Milan & moi
Milan (Kundera, pour les non-intimes) et moi c’est une vieille, vieille histoire. Je devais avoir 16 ans quand j’ai lu pour la première fois L’insoutenable légèreté de l’être… Et la même année, j’ai enchaîné tous ses romans “tchèques”, la valse aux adieux, le livre du rire et de l’oubli, la vie est ailleurs (mon favori), la plaisanterie, risibles amours…. Un peu plus tard, en entrant à la fac, j’ai découvert l’art du roman et les testaments trahis, qui m’ont accompagnée pendant longtemps, mille fois relus, annotés, cornés… Son analyse de Jenufa de Janacek m’a appris bien plus sur cette œuvre majeure du XXème siècle que le cours inconsistant d’un chargé de cours inconsistant dont je ne me souviens que du pull rentré dans le pantalon et d’une faute de français qu’il répétait à longueur de cours : “c’est le moindre qu’on puisse dire”…
Alors quand j’ai vu que Milan entrait, de son vivant, dans la pléïade, j’ai su que ce serait mon cadeau de Noël. Mais qui dit 2 volumes de la Pléïade à Noël, dit, c’est obligé, l’agenda. J’ai eu, une année, l’agenda Pléïade (l’année où mon cadeau de Noël c’était l’histoire de la musique, par Romain Rolland.) J’avais vécu une merveilleuse année de luxe et de volupté, chaque fois que je dégainais le dit agenda pour y noter un rendez-vous ou une répétition…
Donc, mandatée par le Père Noël himself, j’ai entrepris de faire le tour des librairies et (surtout) des marchands de livre de la ville, afin d’entrer en possession des très convoités volumes. Première librairie, la “vraie” librairie : “Ha non, on n’a pas les agendas, parce qu’on ne vend pas assez de Pléïade, c’est qu’on les paie, nous, les agendas, voyez…”
“Gklmjmdff”. (et en moi-même : “Ben banane, déjà, t’en aurais vendu deux de plus SI t’avais les agendas !!!”). Direction donc le marchand de livre du centre-ville ( Le “centre culturel” (huhuhu) Leclerc, pour ne pas le citer). “Coune des rats ? Heu… Non… mais… (interrogation fébrile du logiciel, puis visage qui s’illumine) Je peux vous les commander, si vous voulez !”. ” Gklmjmdff Gklmjmdff”. (et en moi-même : ben merci mais non merci ! quitte à commander, je suis assez grande pour aller sur amazon toute seule, et ça arrivera directement dans ma boîte aux lettres !).

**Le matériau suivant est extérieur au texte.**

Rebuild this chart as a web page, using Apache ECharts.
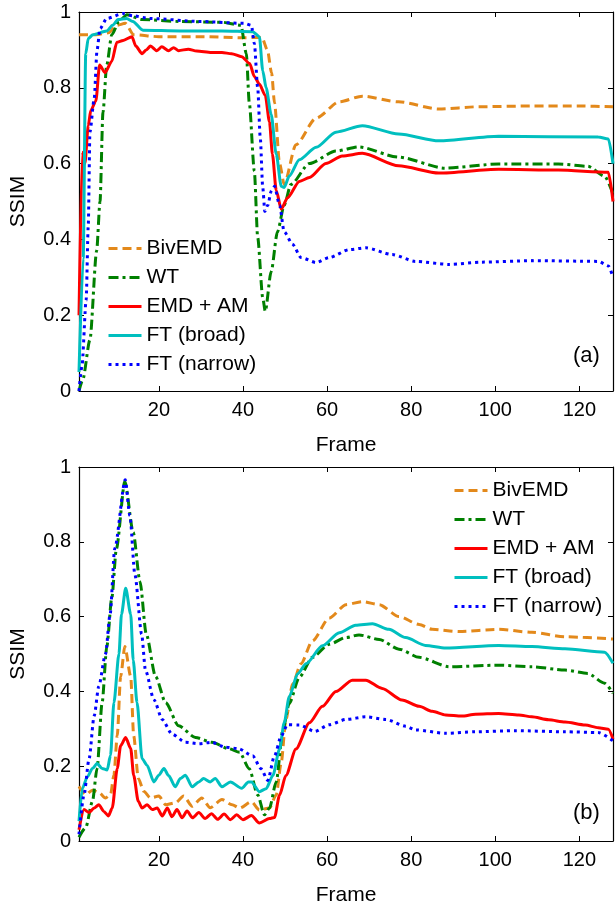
<!DOCTYPE html>
<html>
<head>
<meta charset="utf-8">
<script src="https://cdn.jsdelivr.net/npm/echarts@6/dist/echarts.min.js"></script>
<style>
  html, body { margin: 0; padding: 0; background: #fff; }
  #chart { width: 615px; height: 907px; }
</style>
</head>
<body>
<div id="chart"></div>
<script>
// ---- data, panel (a) ----
const seriesNames = ['BivEMD', 'WT', 'EMD + AM', 'FT (broad)', 'FT (narrow)']
const frameTicks = [20, 40, 60, 80, 100, 120]

const aBivFrames = [1, 5, 8, 10, 12, 14, 20, 30, 40, 44.5, 45.8, 46.8, 47.5, 48.7, 49.8, 52.6, 57.4, 62.9, 68.4, 77, 86.6, 96, 108.7, 120, 128]
const aBivSsim = [0.94, 0.94, 0.945, 0.965, 0.97, 0.94, 0.935, 0.935, 0.932, 0.933, 0.9, 0.84, 0.76, 0.6, 0.545, 0.65, 0.72, 0.763, 0.778, 0.763, 0.744, 0.75, 0.752, 0.752, 0.75]

const aWtFrames = [1, 1.9, 3.6, 5.2, 6, 6.7, 7.6, 8.8, 10.5, 12.4, 16, 25, 35, 39.5, 40.8, 41.5, 42.7, 43.5, 44.7, 45.3, 46.7, 48.2, 49.8, 51.4, 55.8, 62.1, 67.5, 77, 88, 100.8, 115, 122, 126, 128]
const aWtSsim = [0, 0.03, 0.135, 0.37, 0.5, 0.735, 0.86, 0.94, 0.975, 0.993, 0.98, 0.975, 0.973, 0.965, 0.89, 0.76, 0.58, 0.405, 0.246, 0.21, 0.315, 0.42, 0.49, 0.545, 0.6, 0.633, 0.644, 0.617, 0.588, 0.599, 0.599, 0.593, 0.567, 0.52]

const aEmdFrames = [1, 1.8, 2.4, 3.2, 3.8, 5, 5.9, 7.2, 8.8, 10, 11.5, 13.6, 14.5, 16, 17, 18, 19.5, 20.7, 22.3, 23.5, 24.7, 27, 29, 32.5, 35, 37.3, 39.7, 41.6, 42.7, 43.9, 45.3, 46.3, 47, 47.9, 49.1, 50.6, 53.4, 55.8, 59.7, 63.6, 68.4, 77, 86.6, 100.8, 115, 126.9, 128]
const aEmdSsim = [0.2, 0.63, 0.6, 0.7, 0.74, 0.765, 0.86, 0.84, 0.87, 0.92, 0.925, 0.935, 0.91, 0.89, 0.9, 0.91, 0.898, 0.908, 0.898, 0.906, 0.898, 0.902, 0.897, 0.893, 0.893, 0.89, 0.882, 0.864, 0.83, 0.81, 0.78, 0.71, 0.625, 0.53, 0.48, 0.51, 0.553, 0.563, 0.6, 0.62, 0.627, 0.594, 0.575, 0.585, 0.583, 0.577, 0.5]

const aBroadFrames = [1, 2, 2.6, 3.2, 4.3, 7.6, 9, 10.3, 12.3, 13.8, 16.2, 25, 35, 42.3, 43.9, 44.7, 45.5, 46.7, 47.9, 49.1, 49.8, 51, 53.4, 57.4, 62.1, 68.4, 77, 86.6, 100.8, 124.5, 126.9, 128]
const aBroadSsim = [0.05, 0.35, 0.89, 0.93, 0.94, 0.95, 0.965, 0.98, 0.983, 0.975, 0.952, 0.95, 0.95, 0.948, 0.935, 0.845, 0.8, 0.73, 0.625, 0.54, 0.537, 0.567, 0.61, 0.643, 0.683, 0.7, 0.678, 0.66, 0.672, 0.67, 0.665, 0.6]

const aNarrowFrames = [1, 1.7, 2.7, 3.2, 3.6, 4.6, 5.3, 6, 7.6, 11.5, 13.8, 17.8, 29.7, 40.4, 42, 42.7, 43.5, 44.1, 44.7, 45.2, 45.9, 46.7, 47.5, 48.7, 49.8, 51.8, 53.8, 57.4, 60.5, 65.3, 69.2, 75.5, 81, 89, 96.8, 108.7, 124.5, 126.9, 128]
const aNarrowSsim = [0, 0.065, 0.24, 0.435, 0.683, 0.77, 0.9, 0.956, 0.983, 0.996, 0.99, 0.983, 0.975, 0.97, 0.965, 0.917, 0.8, 0.67, 0.537, 0.474, 0.49, 0.527, 0.54, 0.49, 0.42, 0.387, 0.352, 0.339, 0.352, 0.373, 0.378, 0.36, 0.342, 0.334, 0.34, 0.344, 0.342, 0.33, 0.3]

// ---- data, panel (b) ----
const bBivFrames = [1, 2.6, 4.2, 5.7, 7.3, 8.5, 9.3, 10.1, 10.9, 11.9, 13.3, 14, 15.1, 16.4, 18, 20, 21.6, 23.9, 25.9, 27.9, 30.2, 32.2, 35, 37.4, 39.2, 42, 43.9, 46.3, 47.9, 49.1, 50.2, 51.8, 53.8, 56.5, 60.5, 64.5, 68.4, 72.4, 77.1, 81.9, 85, 91.4, 100.8, 108.7, 116.6, 128]
const bBivSsim = [0.146, 0.124, 0.136, 0.13, 0.115, 0.124, 0.176, 0.282, 0.44, 0.52, 0.44, 0.282, 0.168, 0.133, 0.115, 0.12, 0.097, 0.102, 0.12, 0.093, 0.115, 0.089, 0.111, 0.097, 0.088, 0.105, 0.083, 0.088, 0.123, 0.21, 0.325, 0.42, 0.474, 0.535, 0.596, 0.632, 0.64, 0.632, 0.6, 0.579, 0.566, 0.56, 0.566, 0.558, 0.546, 0.54]

const bWtFrames = [1, 2.6, 4.2, 5.3, 6.5, 7.6, 8.8, 9.9, 11.9, 13.9, 15.5, 17, 19.2, 21.6, 24.7, 28.7, 32.6, 36.6, 39.2, 41.5, 43.5, 45.1, 46.3, 47.9, 49.5, 51, 53.4, 56.5, 60.5, 64.5, 67.6, 72.4, 77.1, 81.9, 89, 100.8, 108.7, 116.6, 122, 126, 128]
const bWtSsim = [0.01, 0.036, 0.106, 0.194, 0.37, 0.518, 0.65, 0.782, 0.961, 0.825, 0.694, 0.553, 0.44, 0.37, 0.308, 0.277, 0.264, 0.247, 0.237, 0.193, 0.123, 0.07, 0.088, 0.158, 0.298, 0.368, 0.438, 0.491, 0.526, 0.544, 0.551, 0.539, 0.513, 0.491, 0.466, 0.47, 0.466, 0.457, 0.448, 0.422, 0.395]

const bEmdFrames = [1, 2.2, 3.4, 4.6, 5.7, 6.9, 8, 8.9, 10.1, 10.9, 12.1, 13.3, 14, 15.1, 16, 17.2, 18.4, 19.6, 20.8, 22, 23.1, 24.3, 25.5, 26.7, 28, 29.5, 31, 32.5, 34, 35.5, 37, 38.5, 40, 42, 43.9, 46.3, 47.5, 48.7, 50.2, 52.6, 55.8, 58.9, 62.1, 66, 69.2, 73.1, 77.8, 81.9, 85, 88.2, 92, 95.3, 100.8, 105.6, 108.7, 112.7, 116.6, 121.4, 124.5, 126.9, 128]
const bEmdSsim = [0.03, 0.084, 0.076, 0.088, 0.097, 0.079, 0.067, 0.088, 0.194, 0.255, 0.277, 0.247, 0.176, 0.106, 0.088, 0.097, 0.084, 0.088, 0.067, 0.088, 0.065, 0.084, 0.062, 0.08, 0.062, 0.076, 0.06, 0.073, 0.058, 0.072, 0.057, 0.07, 0.057, 0.068, 0.048, 0.06, 0.063, 0.123, 0.175, 0.246, 0.316, 0.36, 0.4, 0.43, 0.43, 0.408, 0.377, 0.36, 0.347, 0.337, 0.334, 0.339, 0.341, 0.337, 0.332, 0.324, 0.318, 0.31, 0.303, 0.299, 0.273]

const bBroadFrames = [1, 1.8, 3, 4.2, 5.3, 6.5, 7.7, 8.5, 9.3, 10.5, 11.1, 12.1, 13.3, 13.9, 14.8, 16, 17.2, 18.8, 20, 21.2, 22.3, 23.9, 25.1, 26.3, 27.9, 29.5, 30.6, 32.2, 33.4, 35, 37, 39.7, 41.3, 42, 43.9, 45.5, 47.1, 48.7, 49.8, 51, 53, 55, 58.9, 62.9, 66.8, 70.8, 74.7, 78.7, 83.4, 88.2, 100.8, 108.7, 116.6, 126, 128]
const bBroadSsim = [0.053, 0.141, 0.172, 0.194, 0.207, 0.194, 0.19, 0.229, 0.37, 0.5, 0.606, 0.676, 0.606, 0.483, 0.37, 0.22, 0.202, 0.158, 0.176, 0.194, 0.175, 0.145, 0.167, 0.176, 0.145, 0.158, 0.167, 0.158, 0.167, 0.145, 0.158, 0.141, 0.158, 0.158, 0.132, 0.14, 0.175, 0.246, 0.316, 0.386, 0.447, 0.474, 0.522, 0.557, 0.577, 0.581, 0.566, 0.544, 0.523, 0.516, 0.523, 0.52, 0.514, 0.505, 0.475]

const bNarrowFrames = [1, 2.2, 3.4, 4.6, 5.7, 7.3, 8.4, 9.5, 12, 13.1, 14.3, 15.9, 16.8, 18.8, 20.8, 23.1, 26.3, 29.5, 32.6, 35.8, 38.9, 42.3, 44.3, 45.9, 47.5, 49.1, 50.6, 53.4, 57.1, 60.5, 64.5, 69.2, 74, 78.7, 81, 88.2, 95.3, 104.8, 116.6, 124.5, 128]
const bNarrowSsim = [0.018, 0.124, 0.22, 0.334, 0.413, 0.5, 0.606, 0.782, 0.966, 0.87, 0.712, 0.553, 0.457, 0.378, 0.325, 0.286, 0.264, 0.26, 0.264, 0.251, 0.247, 0.228, 0.193, 0.162, 0.228, 0.281, 0.311, 0.31, 0.293, 0.311, 0.325, 0.332, 0.325, 0.307, 0.297, 0.288, 0.292, 0.295, 0.292, 0.29, 0.268]

// ---- styles ----
const FONT = '"Liberation Sans", Arial, Helvetica, sans-serif'
const lineStyles = [
    { color: '#e3891b', width: 3, type: [9, 5] },
    { color: '#008000', width: 3, type: [10, 4, 3, 4] },
    { color: '#ff0000', width: 3, type: 'solid' },
    { color: '#00bfbf', width: 3, type: 'solid' },
    { color: '#0000ff', width: 3, type: [3, 4] }
]
const panelA = [[aBivFrames, aBivSsim], [aWtFrames, aWtSsim], [aEmdFrames, aEmdSsim], [aBroadFrames, aBroadSsim], [aNarrowFrames, aNarrowSsim]]
const panelB = [[bBivFrames, bBivSsim], [bWtFrames, bWtSsim], [bEmdFrames, bEmdSsim], [bBroadFrames, bBroadSsim], [bNarrowFrames, bNarrowSsim]]

function pairs(frames, vals) {
    return frames.map((f, i) => [f, vals[i]])
}

function makeSeries(panel, axisIdx) {
    return panel.map((p, i) => ({
        name: seriesNames[i],
        type: 'line',
        xAxisIndex: axisIdx,
        yAxisIndex: axisIdx,
        data: pairs(p[0], p[1]),
        showSymbol: false,
        symbol: 'none',
        smooth: 0.25,
        smoothMonotone: 'x',
        lineStyle: lineStyles[i],
        itemStyle: { color: lineStyles[i].color },
        z: 2 + i
    }))
}

function xAxisFor(grid, main) {
    return {
        type: 'value',
        gridIndex: grid,
        position: main ? 'bottom' : 'top',
        min: 1,
        max: 128,
        name: main ? 'Frame' : '',
        nameLocation: 'middle',
        nameGap: 44,
        nameTextStyle: { fontFamily: FONT, fontSize: 21, color: '#000' },
        axisLine: { show: true, onZero: false, lineStyle: { color: '#000', width: 1.2 } },
        axisTick: { show: true, inside: true, length: 5, customValues: frameTicks, lineStyle: { color: '#000' } },
        axisLabel: { show: main, customValues: frameTicks, margin: 9, fontFamily: FONT, fontSize: 20, color: '#000' },
        splitLine: { show: false }
    }
}

function yAxisFor(grid, main) {
    return {
        type: 'value',
        gridIndex: grid,
        position: main ? 'left' : 'right',
        min: 0,
        max: 1,
        interval: 0.2,
        name: main ? 'SSIM' : '',
        nameLocation: 'middle',
        nameGap: 50,
        nameRotate: 90,
        nameTextStyle: { fontFamily: FONT, fontSize: 21, color: '#000' },
        axisLine: { show: true, onZero: false, lineStyle: { color: '#000', width: 1.2 } },
        axisTick: { show: true, inside: true, length: 5, lineStyle: { color: '#000' } },
        axisLabel: { show: main, margin: 8, fontFamily: FONT, fontSize: 20, color: '#000' },
        splitLine: { show: false }
    }
}

// legend shows only the line sample, no marker
function legendAt(left, top) {
    return {
        orient: 'vertical',
        left: left,
        top: top,
        padding: 0,
        itemWidth: 33,
        itemHeight: 14,
        itemGap: 8,
        selectedMode: false,
        itemStyle: { opacity: 0 },
        lineStyle: { width: 3 },
        data: seriesNames,
        textStyle: { fontFamily: FONT, fontSize: 21, lineHeight: 21, color: '#000' }
    }
}

const chart = echarts.init(document.getElementById('chart'), null, { renderer: 'canvas' })
chart.setOption({
    animation: false,
    backgroundColor: '#fff',
    grid: [
        { left: 79, top: 12, width: 534, height: 379 },
        { left: 79, top: 467, width: 534, height: 380 }
    ],
    xAxis: [xAxisFor(0, true), xAxisFor(1, true), xAxisFor(0, false), xAxisFor(1, false)],
    yAxis: [yAxisFor(0, true), yAxisFor(1, true), yAxisFor(0, false), yAxisFor(1, false)],
    legend: [legendAt(107, 238), legendAt(453, 480)],
    graphic: [
        { type: 'text', left: 573, top: 345, style: { text: '(a)', font: '22px ' + FONT, fill: '#000' } },
        { type: 'text', left: 573, top: 802, style: { text: '(b)', font: '22px ' + FONT, fill: '#000' } }
    ],
    series: makeSeries(panelA, 0).concat(makeSeries(panelB, 1))
})
</script>
</body>
</html>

Pas découragée, je me rends cette fois-ci chez le marchand de livres “grande surface culturelle” (re-huhuhu, quand j’entends le mot culture ainsi dévoyé j’ai très envie de sortir ma mitraillette comme disait l’autre) à la sortie de la ville.
“Kundera ? Mais bien sûr, tous les Pléïade sont là !” (vague signe en direction d’un sombre recoin, tout en haut duquel j’aperçois une pauvre rangée de Pléïade. Il va me falloir un escabeau, mais qu’importe !). “Les agendas ? Ah non, on ne fait pas les agendas ici, Gallimard ne nous les envoie pas !” (Ben t’es con Gaston ??? Pourquoi qu’t'envoies pas les agendas aux pauvres nazairiens innocents ? Ils sont pas assez bien pour toi ou quoi ????)
“Gklmjmdff Gklmjmdff Gklmjmdff”.
Du coup ayant épuisé tous mes jockers, je me suis résolue à appeler ma sœur, qui vit à la grande ville, où on trouve tout plein de librairies avec tout plein d’agendas pléïade dedans.
Moi, vous êtes témoins, (que rien), je fais des efforts pour soutenir la vie économique de ma ville, hein. Mais bon, à part des bateaux et des éoliennes, on peut acheter quoi, ici, sans être obligé de commander ou d’aller à 60 km ???